Ecco perché nel progetto di riqualificazione del palazzetto della Pallacanestro Varese, sempre secondo Vittorelli, sarà centrale l’elemento umano e relazionale, con la costruzione di nuovi skybox (posti riservati con suite e servizi esclusivi), l’omologazione dell’impianto anche per le partite di Eurolega (la massima competizione del basket europeo) e l’inaugurazione di un museo della pallacanestro; tutto per garantire un’esperienza unica a fan e visitatori.

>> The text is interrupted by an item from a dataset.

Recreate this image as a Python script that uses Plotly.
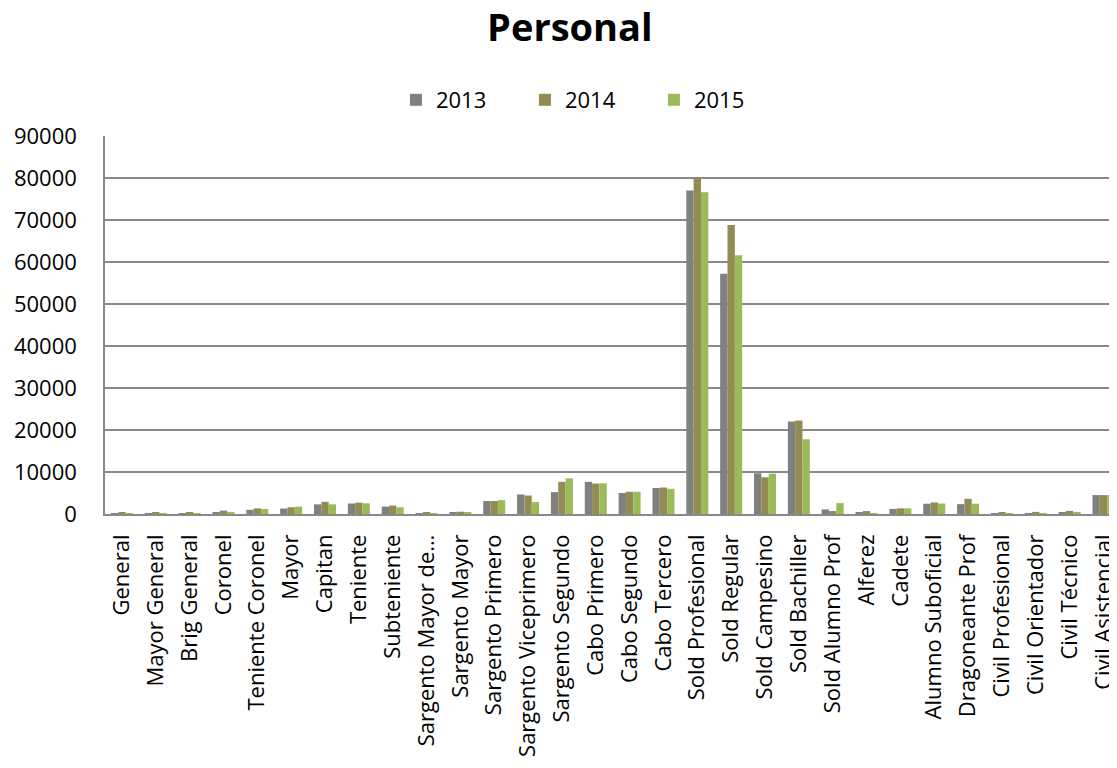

Vittorelli ha raccontato infine un aneddoto sull’acquisto di Luis Scola, la leggenda del basket argentino che la scorsa stagione ha chiuso la sua illustre carriera proprio a Varese. Dopo dieci anni in NBA e uno all’Olimpia Milano, Scola, alla ricerca di una squadra che gli permettesse di giocare ancora un anno e arrivare così a Tokyo per partecipare alla sua quinta olimpiade, ha scelto Varese grazie alla rete di relazioni che la società è stata in grado di creare. Non potendo infatti contare sulla disponibilità economica di club come l’Armani, il fattore chiave per convincere Scola e la sua famiglia a rimanere in Italia sono stati i suoi connazionali ed ex calciatori dell’Inter Javier Zanetti ed Esteban Cambiasso, che con le rispettive famiglie vivono a Milano e con cui il cestista argentino è in ottimi rapporti.

Luis Scola con la maglia dell’Argentina alle Olimpiadi di Tokyo, nell’ultima partita della sua carriera. Foto: Wikimedia Commons.

Luis Scola è adesso l’amministratore delegato della Pallacanestro Varese, a dimostrazione ancora una volta di come strategie efficaci dal punto di vista della comunicazione e delle relazioni siano fondamentali per l’evoluzione e la crescita del basket e dello sport, sia dentro che fuori dal campo.